| China promises to punish US on wto complaints { April 10 2007 } Original Source Link: (May no longer be active) http://www.ft.com/cms/s/79c28df2-e751-11db-8098-000b5df10621.htmlhttp://www.ft.com/cms/s/79c28df2-e751-11db-8098-000b5df10621.html
China hits out as US launches trade cases By Richard McGregor in Beijing and Eoin Callan in Washington Published: April 10 2007 12:09 | Last updated: April 11 2007 01:50
China on Tuesday reacted harshly to a US decision to take it to the World Trade Organisation over piracy and copyright protection, saying it would “seriously damage” bilateral co-operation and harm business ties.
The statement from China’s commerce ministry followed the announcement by the US that it was lodging two cases with the WTO – on intellectual property rights protection and market access for US movies, DVDs, books and music.
The decision to file the cases amid pressure from Congress and Hollywood represents an ambitious attempt by the US to force politically sensitive changes to China’s tight media controls.
The response struck a significantly more combative tone than previous Chinese reactions to other trade disputes with the US, which appeared to accept that some tensions were part of the rough and tumble of being a global trading power.
Wang Xinpei, a commerce ministry spokesman, said the WTO action was “against the consensus reached between the two countries’ leaders on developing bilateral trade relations and properly handling trade problems”. He added: “China expresses great regret and strong dissatisfaction at the decision of the United States to file WTO cases against China over intellectual property rights and access to the Chinese publication market.”
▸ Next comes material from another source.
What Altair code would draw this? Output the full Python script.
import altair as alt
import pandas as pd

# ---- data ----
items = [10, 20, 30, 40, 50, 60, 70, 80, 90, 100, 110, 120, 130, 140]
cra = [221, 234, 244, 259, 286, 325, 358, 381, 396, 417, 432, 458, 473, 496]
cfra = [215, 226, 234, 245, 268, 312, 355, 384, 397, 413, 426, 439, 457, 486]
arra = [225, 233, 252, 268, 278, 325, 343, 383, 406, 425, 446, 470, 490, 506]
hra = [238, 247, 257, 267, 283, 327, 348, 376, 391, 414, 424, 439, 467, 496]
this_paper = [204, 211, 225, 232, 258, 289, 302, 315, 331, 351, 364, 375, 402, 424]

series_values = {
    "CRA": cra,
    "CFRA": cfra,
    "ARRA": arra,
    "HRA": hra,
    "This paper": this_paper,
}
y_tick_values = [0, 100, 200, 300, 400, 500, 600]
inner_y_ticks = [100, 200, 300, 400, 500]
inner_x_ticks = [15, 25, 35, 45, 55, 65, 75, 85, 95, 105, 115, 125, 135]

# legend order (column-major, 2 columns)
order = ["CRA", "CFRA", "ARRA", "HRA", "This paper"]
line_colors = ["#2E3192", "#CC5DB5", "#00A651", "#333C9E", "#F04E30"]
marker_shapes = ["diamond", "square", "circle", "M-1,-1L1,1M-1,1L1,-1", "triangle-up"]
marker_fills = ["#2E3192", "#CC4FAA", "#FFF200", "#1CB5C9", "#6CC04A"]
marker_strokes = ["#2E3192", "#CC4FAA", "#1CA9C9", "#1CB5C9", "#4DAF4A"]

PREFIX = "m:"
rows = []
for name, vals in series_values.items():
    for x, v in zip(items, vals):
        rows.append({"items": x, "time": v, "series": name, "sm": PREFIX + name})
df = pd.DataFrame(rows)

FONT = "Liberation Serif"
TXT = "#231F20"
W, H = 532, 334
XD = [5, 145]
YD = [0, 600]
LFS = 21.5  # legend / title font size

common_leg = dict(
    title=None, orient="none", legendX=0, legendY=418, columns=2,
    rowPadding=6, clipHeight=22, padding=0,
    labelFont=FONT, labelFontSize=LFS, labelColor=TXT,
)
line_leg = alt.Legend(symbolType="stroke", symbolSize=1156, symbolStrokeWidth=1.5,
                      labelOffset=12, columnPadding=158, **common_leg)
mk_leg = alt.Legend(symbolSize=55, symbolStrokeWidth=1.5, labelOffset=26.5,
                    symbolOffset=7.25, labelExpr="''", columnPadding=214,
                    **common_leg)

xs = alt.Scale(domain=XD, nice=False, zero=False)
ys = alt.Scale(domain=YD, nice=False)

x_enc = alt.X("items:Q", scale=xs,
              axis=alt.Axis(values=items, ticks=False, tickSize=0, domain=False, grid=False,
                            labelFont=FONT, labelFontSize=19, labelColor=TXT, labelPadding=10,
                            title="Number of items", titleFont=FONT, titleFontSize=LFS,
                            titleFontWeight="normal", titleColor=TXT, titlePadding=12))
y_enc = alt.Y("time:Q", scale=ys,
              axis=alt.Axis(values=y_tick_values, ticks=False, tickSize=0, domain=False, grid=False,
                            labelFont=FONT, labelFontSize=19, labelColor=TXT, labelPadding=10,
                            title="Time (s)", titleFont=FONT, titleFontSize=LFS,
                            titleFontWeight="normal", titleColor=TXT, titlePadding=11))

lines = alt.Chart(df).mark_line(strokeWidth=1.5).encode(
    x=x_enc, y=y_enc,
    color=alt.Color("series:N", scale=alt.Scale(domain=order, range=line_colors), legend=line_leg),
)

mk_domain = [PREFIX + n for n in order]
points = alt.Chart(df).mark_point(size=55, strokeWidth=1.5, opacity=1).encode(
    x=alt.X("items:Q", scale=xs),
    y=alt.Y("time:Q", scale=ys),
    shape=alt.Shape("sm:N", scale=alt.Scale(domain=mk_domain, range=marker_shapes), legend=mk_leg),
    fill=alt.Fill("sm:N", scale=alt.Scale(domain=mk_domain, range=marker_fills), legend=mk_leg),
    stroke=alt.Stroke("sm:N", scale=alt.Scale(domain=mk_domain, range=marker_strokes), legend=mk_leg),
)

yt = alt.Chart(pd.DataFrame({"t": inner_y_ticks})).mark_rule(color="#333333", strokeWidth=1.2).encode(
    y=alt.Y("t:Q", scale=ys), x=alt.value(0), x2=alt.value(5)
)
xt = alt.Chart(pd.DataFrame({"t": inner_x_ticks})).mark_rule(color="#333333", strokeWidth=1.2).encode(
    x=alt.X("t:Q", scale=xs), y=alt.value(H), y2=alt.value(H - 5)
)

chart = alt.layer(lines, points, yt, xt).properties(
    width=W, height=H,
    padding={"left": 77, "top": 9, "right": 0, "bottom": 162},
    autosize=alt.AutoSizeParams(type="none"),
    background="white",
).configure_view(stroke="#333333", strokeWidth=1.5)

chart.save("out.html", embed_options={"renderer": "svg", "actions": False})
The Chinese claim that the litigation violates a consensus between the two countries contrasts sharply with the Bush administration’s insistence that the actions are a sign of a maturing trade partnership. A US trade official said: “We have worked with China for many, many months to resolve our concerns about China’s compliance with its WTO obligations and we have acknowledged China’s progress in this area. Fortunately, we have the WTO to sort out tensions in a rational manner.”
Beijing’s stinging response bodes ill for the second meeting in May in Washington of the bilateral “Strategic Economic Dialogue”, set up by Hank Paulson, Treasury secretary, as a forum for top-level consultation.
The former chief executive of Goldman Sachs has sought to cultivate a consensual alliance with the Chinese leadership that builds on ties he developed as head of the investment bank.
The goal of that dialogue includes persuading China to open its financial services market and embrace reforms that would help address the record $233bn annual bilateral trade deficit with the US.
Trade data in Beijing showed a sharply below-consensus surplus for China of $6.87bn for last month. The March figure compared to a total surplus of $40bn for the first two months of the year. Economists said the March figures were an anomaly and did not represent a slowdown in the growth of China’s surplus. Stephen Green, of Standard Chartered in Shanghai, said the smaller figure was probably a result of exporters bringing orders forward out of concern about plans to cut export tax rebates following a separate US challenge at the WTO. Even with a smaller March number, the surplus for the first quarter of 2007 was $46.5bn, double that for the same period last year.
Goldman Sachs, in a note to clients, said the March surplus would maintain pressure on the renminbi to appreciate, which the bank said was a “more efficient” way to tackle imbalances.